- **Listed records**:
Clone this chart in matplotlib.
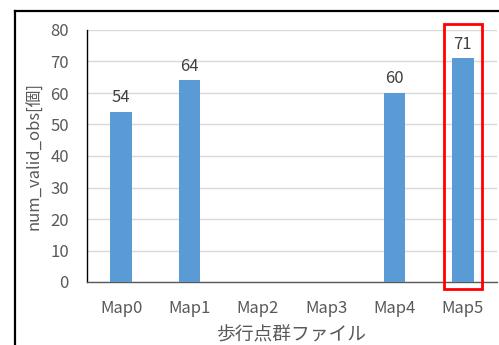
import numpy as np
import matplotlib.pyplot as plt
from matplotlib.lines import Line2D
from matplotlib.patches import Rectangle

plt.rcParams['font.family'] = ['Noto Sans CJK JP', 'DejaVu Sans']

# Valid observation count per walking point cloud file
maps = ['Map0', 'Map1', 'Map2', 'Map3', 'Map4', 'Map5']
num_valid_obs = [54, 64, np.nan, np.nan, 60, 71]
highlight = 'Map5'

W, H = 499, 345
fig = plt.figure(figsize=(W / 100, H / 100), dpi=100)
ax = fig.add_axes([87 / W, 1 - 282 / H, (497 - 87) / W, (282 - 30) / H])

x = np.arange(len(maps))
ax.bar(x, num_valid_obs, width=0.32, color='#5B9BD5', zorder=3)
for xi, v in zip(x, num_valid_obs):
    if not np.isnan(v):
        ax.text(xi, v + 1.8, f'{v:g}', ha='center', va='bottom',
                fontsize=12, color='#404040')

ax.set_xlim(-0.5, 5.5)
ax.set_ylim(0, 80)
ax.set_yticks(range(0, 81, 10))
ax.set_xticks(x)
ax.set_xticklabels(maps)
ax.grid(axis='y', color='#D9D9D9', linewidth=1, zorder=0)
ax.tick_params(length=0, labelsize=12, labelcolor='#595959')
ax.tick_params(axis='x', pad=13)
ax.tick_params(axis='y', pad=13)
for s in ['top', 'right']:
    ax.spines[s].set_visible(False)
ax.spines['left'].set_color('black')
ax.spines['left'].set_linewidth(1)
ax.spines['bottom'].set_color('#595959')
ax.spines['bottom'].set_linewidth(1)

ax.set_ylabel('num_valid_obs[個]', fontsize=12, color='#595959', labelpad=5)
ax.set_xlabel('歩行点群ファイル', fontsize=13.5, color='#595959', labelpad=5)

# red box around the last map
hi = maps.index(highlight)
ax.add_patch(Rectangle((hi - 0.28, -2.3), 0.56, 84.2, fill=False,
                       edgecolor='#FF0000', linewidth=2, clip_on=False, zorder=5))

# outer frame lines
fig.add_artist(Line2D([15 / W, 15 / W], [0, 1 - 11 / H], color='black', linewidth=1.6))
fig.add_artist(Line2D([15 / W, 1], [1 - 11 / H, 1 - 11 / H], color='black', linewidth=1.6))

fig.savefig('out.png', dpi=100)
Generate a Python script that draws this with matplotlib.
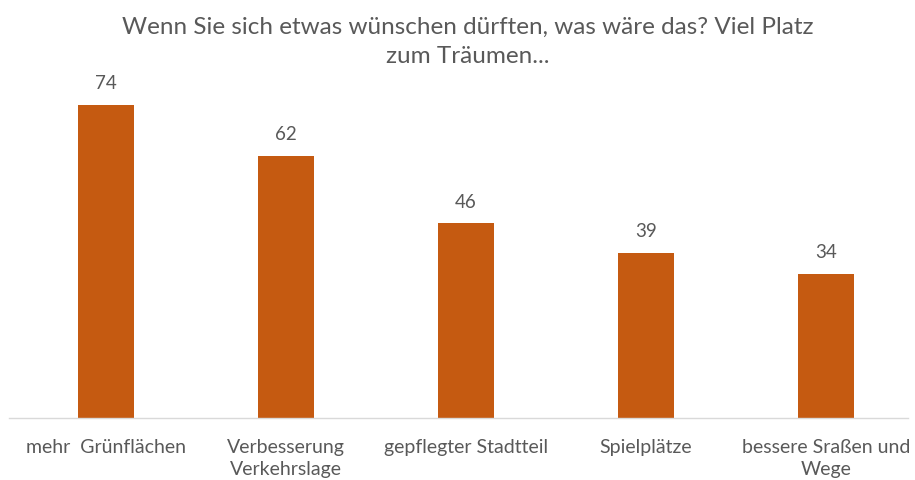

- **Required task**:
Up to and including the line with "ax = fig.add_axes([87", copy the data above from its first line. Skip pictures.

- **Exercise answer**:
Clone this chart in matplotlib.
import numpy as np
import matplotlib.pyplot as plt
from matplotlib.lines import Line2D
from matplotlib.patches import Rectangle

plt.rcParams['font.family'] = ['Noto Sans CJK JP', 'DejaVu Sans']

# Valid observation count per walking point cloud file
maps = ['Map0', 'Map1', 'Map2', 'Map3', 'Map4', 'Map5']
num_valid_obs = [54, 64, np.nan, np.nan, 60, 71]
highlight = 'Map5'

W, H = 499, 345
fig = plt.figure(figsize=(W / 100, H / 100), dpi=100)
ax = fig.add_axes([87 / W, 1 - 282 / H, (497 - 87) / W, (282 - 30) / H])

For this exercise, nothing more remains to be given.